***** Supplied information
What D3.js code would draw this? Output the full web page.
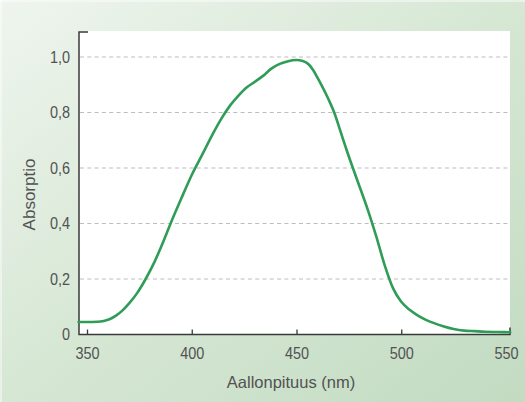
<!DOCTYPE html>
<html>
<head>
<meta charset="utf-8">
<script src="https://cdn.jsdelivr.net/npm/d3@7"></script>
<style>
  html, body { margin: 0; padding: 0; background: #ffffff; }
  svg { display: block; }
</style>
</head>
<body>
<svg id="chart" width="525" height="402"></svg>
<script>
// ---- data ----
const wavelengths = [346, 350, 355, 358, 361, 364, 367, 370, 374, 378, 382, 386, 390, 395, 400,
  405, 410, 414, 418, 422, 426, 430, 434, 438, 442, 446, 450, 453, 456, 458, 460, 462, 465,
  468, 471, 474, 477, 480, 484, 488, 492, 496, 500, 504, 508, 512, 516, 520, 525, 530, 535,
  540, 546, 552];
const absorbance = [0.045, 0.045, 0.046, 0.049, 0.056, 0.069, 0.087, 0.111, 0.150, 0.200, 0.258,
  0.327, 0.402, 0.490, 0.575, 0.648, 0.722, 0.776, 0.822, 0.858, 0.889, 0.910, 0.932, 0.958,
  0.975, 0.985, 0.989, 0.986, 0.972, 0.952, 0.926, 0.898, 0.852, 0.800, 0.732, 0.663, 0.598,
  0.535, 0.450, 0.355, 0.252, 0.168, 0.118, 0.089, 0.068, 0.052, 0.040, 0.030, 0.020, 0.014,
  0.012, 0.010, 0.009, 0.008];
const xTicks = [350, 400, 450, 500, 550];
const yTicks = [0, 0.2, 0.4, 0.6, 0.8, 1.0];
const yTickLabels = ["0", "0,2", "0,4", "0,6", "0,8", "1,0"];
const xTitle = "Aallonpituus (nm)";
const yTitle = "Absorptio";

(function () {
const svg = d3.select("#chart");
const W = 525, H = 402;

// background gradient
const defs = svg.append("defs");
const grad = defs.append("linearGradient").attr("id", "bg")
  .attr("x1", "0").attr("y1", "0").attr("x2", "1").attr("y2", "1");
grad.append("stop").attr("offset", "0%").attr("stop-color", "#eff5ee");
grad.append("stop").attr("offset", "50%").attr("stop-color", "#d6e7d4");
grad.append("stop").attr("offset", "100%").attr("stop-color", "#c2dbc1");
svg.append("rect").attr("x", 0).attr("y", 0).attr("width", W).attr("height", H).attr("fill", "url(#bg)");
svg.append("rect").attr("x", 0).attr("y", 0).attr("width", W).attr("height", 2).attr("fill", "#ffffff").attr("opacity", 0.45);
svg.append("rect").attr("x", 0).attr("y", 0).attr("width", 2).attr("height", H).attr("fill", "#ffffff").attr("opacity", 0.45);

// plot frame
const pL = 79, pR = 510, pT = 31, pB = 334.5;
svg.append("rect").attr("x", pL).attr("y", pT).attr("width", pR - pL).attr("height", pB - pT).attr("fill", "#ffffff");

const x = d3.scaleLinear().domain([350, 550]).range([87, 506]);
const y = d3.scaleLinear().domain([0, 1]).range([pB, 57]);

// gridlines
svg.append("g").selectAll("line").data(yTicks.filter(d => d > 0)).join("line")
  .attr("x1", pL + 1).attr("x2", 508)
  .attr("y1", d => y(d)).attr("y2", d => y(d))
  .attr("stroke", "#bdbdbd").attr("stroke-width", 1.2)
  .attr("stroke-dasharray", "4,3.3");

const tickFont = "'Liberation Sans', Arial, Helvetica, sans-serif";
const titleFont = "'Liberation Sans', Arial, Helvetica, sans-serif";
const textColor = "#525252";
const squeeze = 0.85;

// x axis
const xAxis = d3.axisBottom(x).tickValues(xTicks).tickFormat(d3.format("d"))
  .tickSizeInner(-5).tickSizeOuter(0).tickPadding(12);
const gx = svg.append("g").attr("transform", `translate(0,${pB})`).call(xAxis);
gx.select(".domain").remove();
gx.selectAll(".tick line").attr("stroke", "#3a3a3a").attr("stroke-width", 1.3)
  .attr("display", d => d === 550 ? "none" : null);
gx.selectAll(".tick text").attr("font-family", tickFont).attr("font-size", 17).attr("fill", textColor)
  .attr("transform", `scale(${squeeze},1)`);

// y axis
const yAxis = d3.axisLeft(y).tickValues(yTicks).tickFormat((d, i) => yTickLabels[i])
  .tickSize(0).tickPadding(9 / squeeze);
const gy = svg.append("g").attr("transform", `translate(${pL},0)`).call(yAxis);
gy.select(".domain").remove();
gy.selectAll(".tick text").attr("font-family", tickFont).attr("font-size", 17).attr("fill", textColor)
  .attr("transform", `scale(${squeeze},1)`);

// axis lines
svg.append("path")
  .attr("d", `M${pL + 9},${pT + 1} H${pL} V${pB} H${pR} V${pB - 7}`)
  .attr("fill", "none").attr("stroke", "#3a3a3a").attr("stroke-width", 1.5);

// curve
const pts = wavelengths.map((w, i) => [w, absorbance[i]]);
const line = d3.line().x(d => x(d[0])).y(d => y(d[1])).curve(d3.curveMonotoneX);
svg.append("path").datum(pts).attr("d", line)
  .attr("fill", "none").attr("stroke", "#2f9c58").attr("stroke-width", 2.6)
  .attr("stroke-linejoin", "round").attr("stroke-linecap", "round");

// titles
svg.append("text").attr("x", 291).attr("y", 388).attr("text-anchor", "middle")
  .attr("font-family", titleFont).attr("font-size", 16.5).attr("fill", textColor).text(xTitle);
svg.append("text").attr("transform", "translate(35,194.5) rotate(-90)").attr("text-anchor", "middle")
  .attr("font-family", titleFont).attr("font-size", 17).attr("fill", textColor).text(yTitle);
})();
</script>
</body>
</html>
**********
=== Set problem ===
Reproduce the material above verbatim; omit every picture.

=== Result of the exercise ===
What D3.js code would draw this? Output the full web page.
<!DOCTYPE html>
<html>
<head>
<meta charset="utf-8">
<script src="https://cdn.jsdelivr.net/npm/d3@7"></script>
<style>
  html, body { margin: 0; padding: 0; background: #ffffff; }
  svg { display: block; }
</style>
</head>
<body>
<svg id="chart" width="525" height="402"></svg>
<script>
// ---- data ----
const wavelengths = [346, 350, 355, 358, 361, 364, 367, 370, 374, 378, 382, 386, 390, 395, 400,
  405, 410, 414, 418, 422, 426, 430, 434, 438, 442, 446, 450, 453, 456, 458, 460, 462, 465,
  468, 471, 474, 477, 480, 484, 488, 492, 496, 500, 504, 508, 512, 516, 520, 525, 530, 535,
  540, 546, 552];
const absorbance = [0.045, 0.045, 0.046, 0.049, 0.056, 0.069, 0.087, 0.111, 0.150, 0.200, 0.258,
  0.327, 0.402, 0.490, 0.575, 0.648, 0.722, 0.776, 0.822, 0.858, 0.889, 0.910, 0.932, 0.958,
  0.975, 0.985, 0.989, 0.986, 0.972, 0.952, 0.926, 0.898, 0.852, 0.800, 0.732, 0.663, 0.598,
  0.535, 0.450, 0.355, 0.252, 0.168, 0.118, 0.089, 0.068, 0.052, 0.040, 0.030, 0.020, 0.014,
  0.012, 0.010, 0.009, 0.008];
const xTicks = [350, 400, 450, 500, 550];
const yTicks = [0, 0.2, 0.4, 0.6, 0.8, 1.0];
const yTickLabels = ["0", "0,2", "0,4", "0,6", "0,8", "1,0"];
const xTitle = "Aallonpituus (nm)";
const yTitle = "Absorptio";

(function () {
const svg = d3.select("#chart");
const W = 525, H = 402;

// background gradient
const defs = svg.append("defs");
const grad = defs.append("linearGradient").attr("id", "bg")
  .attr("x1", "0").attr("y1", "0").attr("x2", "1").attr("y2", "1");
grad.append("stop").attr("offset", "0%").attr("stop-color", "#eff5ee");
grad.append("stop").attr("offset", "50%").attr("stop-color", "#d6e7d4");
grad.append("stop").attr("offset", "100%").attr("stop-color", "#c2dbc1");
svg.append("rect").attr("x", 0).attr("y", 0).attr("width", W).attr("height", H).attr("fill", "url(#bg)");
svg.append("rect").attr("x", 0).attr("y", 0).attr("width", W).attr("height", 2).attr("fill", "#ffffff").attr("opacity", 0.45);
svg.append("rect").attr("x", 0).attr("y", 0).attr("width", 2).attr("height", H).attr("fill", "#ffffff").attr("opacity", 0.45);

// plot frame
const pL = 79, pR = 510, pT = 31, pB = 334.5;
svg.append("rect").attr("x", pL).attr("y", pT).attr("width", pR - pL).attr("height", pB - pT).attr("fill", "#ffffff");

const x = d3.scaleLinear().domain([350, 550]).range([87, 506]);
const y = d3.scaleLinear().domain([0, 1]).range([pB, 57]);

// gridlines
svg.append("g").selectAll("line").data(yTicks.filter(d => d > 0)).join("line")
  .attr("x1", pL + 1).attr("x2", 508)
  .attr("y1", d => y(d)).attr("y2", d => y(d))
  .attr("stroke", "#bdbdbd").attr("stroke-width", 1.2)
  .attr("stroke-dasharray", "4,3.3");

const tickFont = "'Liberation Sans', Arial, Helvetica, sans-serif";
const titleFont = "'Liberation Sans', Arial, Helvetica, sans-serif";
const textColor = "#525252";
const squeeze = 0.85;

// x axis
const xAxis = d3.axisBottom(x).tickValues(xTicks).tickFormat(d3.format("d"))
  .tickSizeInner(-5).tickSizeOuter(0).tickPadding(12);
const gx = svg.append("g").attr("transform", `translate(0,${pB})`).call(xAxis);
gx.select(".domain").remove();
gx.selectAll(".tick line").attr("stroke", "#3a3a3a").attr("stroke-width", 1.3)
  .attr("display", d => d === 550 ? "none" : null);
gx.selectAll(".tick text").attr("font-family", tickFont).attr("font-size", 17).attr("fill", textColor)
  .attr("transform", `scale(${squeeze},1)`);

// y axis
const yAxis = d3.axisLeft(y).tickValues(yTicks).tickFormat((d, i) => yTickLabels[i])
  .tickSize(0).tickPadding(9 / squeeze);
const gy = svg.append("g").attr("transform", `translate(${pL},0)`).call(yAxis);
gy.select(".domain").remove();
gy.selectAll(".tick text").attr("font-family", tickFont).attr("font-size", 17).attr("fill", textColor)
  .attr("transform", `scale(${squeeze},1)`);

// axis lines
svg.append("path")
  .attr("d", `M${pL + 9},${pT + 1} H${pL} V${pB} H${pR} V${pB - 7}`)
  .attr("fill", "none").attr("stroke", "#3a3a3a").attr("stroke-width", 1.5);

// curve
const pts = wavelengths.map((w, i) => [w, absorbance[i]]);
const line = d3.line().x(d => x(d[0])).y(d => y(d[1])).curve(d3.curveMonotoneX);
svg.append("path").datum(pts).attr("d", line)
  .attr("fill", "none").attr("stroke", "#2f9c58").attr("stroke-width", 2.6)
  .attr("stroke-linejoin", "round").attr("stroke-linecap", "round");

// titles
svg.append("text").attr("x", 291).attr("y", 388).attr("text-anchor", "middle")
  .attr("font-family", titleFont).attr("font-size", 16.5).attr("fill", textColor).text(xTitle);
svg.append("text").attr("transform", "translate(35,194.5) rotate(-90)").attr("text-anchor", "middle")
  .attr("font-family", titleFont).attr("font-size", 17).attr("fill", textColor).text(yTitle);
})();
</script>
</body>
</html>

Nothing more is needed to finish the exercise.